====== Information shown ======
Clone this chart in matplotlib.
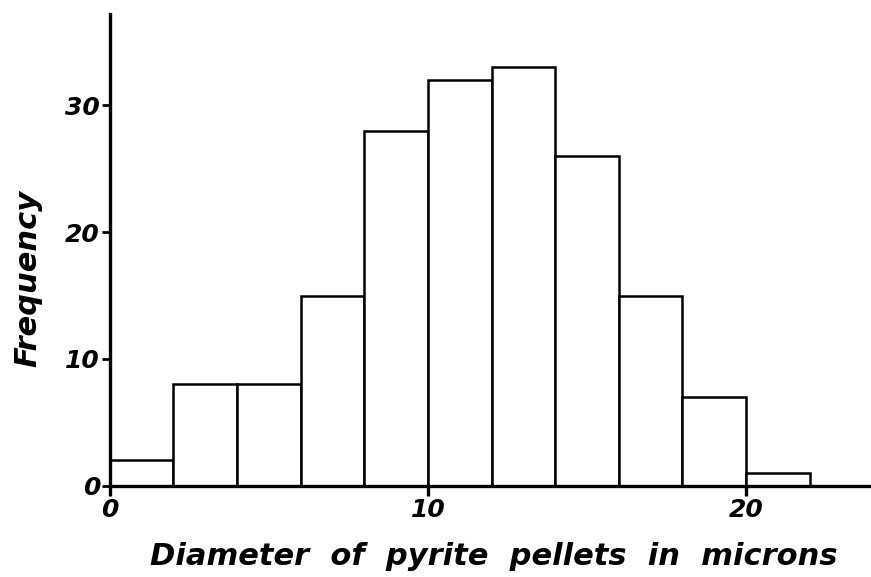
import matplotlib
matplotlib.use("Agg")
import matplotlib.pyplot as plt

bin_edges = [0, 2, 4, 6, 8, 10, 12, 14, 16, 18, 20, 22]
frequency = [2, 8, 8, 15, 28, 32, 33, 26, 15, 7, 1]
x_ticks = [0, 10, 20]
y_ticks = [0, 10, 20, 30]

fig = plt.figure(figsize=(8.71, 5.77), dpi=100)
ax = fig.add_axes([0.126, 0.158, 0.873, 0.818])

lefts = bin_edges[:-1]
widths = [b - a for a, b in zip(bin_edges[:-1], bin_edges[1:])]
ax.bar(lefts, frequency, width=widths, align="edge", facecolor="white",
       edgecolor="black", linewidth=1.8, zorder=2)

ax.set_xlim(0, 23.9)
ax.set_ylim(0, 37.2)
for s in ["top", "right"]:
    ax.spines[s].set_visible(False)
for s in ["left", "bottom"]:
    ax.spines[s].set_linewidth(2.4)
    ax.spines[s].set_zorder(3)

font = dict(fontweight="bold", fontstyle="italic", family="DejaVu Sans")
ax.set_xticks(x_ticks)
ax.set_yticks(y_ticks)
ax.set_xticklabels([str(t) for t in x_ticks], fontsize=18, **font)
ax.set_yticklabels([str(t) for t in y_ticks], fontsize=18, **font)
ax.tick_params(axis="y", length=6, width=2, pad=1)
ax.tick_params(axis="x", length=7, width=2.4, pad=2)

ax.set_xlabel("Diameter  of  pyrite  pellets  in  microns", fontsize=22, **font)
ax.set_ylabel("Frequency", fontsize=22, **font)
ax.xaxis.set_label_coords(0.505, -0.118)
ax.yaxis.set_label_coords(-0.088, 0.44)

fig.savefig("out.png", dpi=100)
======
→ **Task statement**
Give every line back word for word and leave the pictures out.

→ **The answer**
Clone this chart in matplotlib.
import matplotlib
matplotlib.use("Agg")
import matplotlib.pyplot as plt

bin_edges = [0, 2, 4, 6, 8, 10, 12, 14, 16, 18, 20, 22]
frequency = [2, 8, 8, 15, 28, 32, 33, 26, 15, 7, 1]
x_ticks = [0, 10, 20]
y_ticks = [0, 10, 20, 30]

fig = plt.figure(figsize=(8.71, 5.77), dpi=100)
ax = fig.add_axes([0.126, 0.158, 0.873, 0.818])

lefts = bin_edges[:-1]
widths = [b - a for a, b in zip(bin_edges[:-1], bin_edges[1:])]
ax.bar(lefts, frequency, width=widths, align="edge", facecolor="white",
       edgecolor="black", linewidth=1.8, zorder=2)

ax.set_xlim(0, 23.9)
ax.set_ylim(0, 37.2)
for s in ["top", "right"]:
    ax.spines[s].set_visible(False)
for s in ["left", "bottom"]:
    ax.spines[s].set_linewidth(2.4)
    ax.spines[s].set_zorder(3)

font = dict(fontweight="bold", fontstyle="italic", family="DejaVu Sans")
ax.set_xticks(x_ticks)
ax.set_yticks(y_ticks)
ax.set_xticklabels([str(t) for t in x_ticks], fontsize=18, **font)
ax.set_yticklabels([str(t) for t in y_ticks], fontsize=18, **font)
ax.tick_params(axis="y", length=6, width=2, pad=1)
ax.tick_params(axis="x", length=7, width=2.4, pad=2)

ax.set_xlabel("Diameter  of  pyrite  pellets  in  microns", fontsize=22, **font)
ax.set_ylabel("Frequency", fontsize=22, **font)
ax.xaxis.set_label_coords(0.505, -0.118)
ax.yaxis.set_label_coords(-0.088, 0.44)

fig.savefig("out.png", dpi=100)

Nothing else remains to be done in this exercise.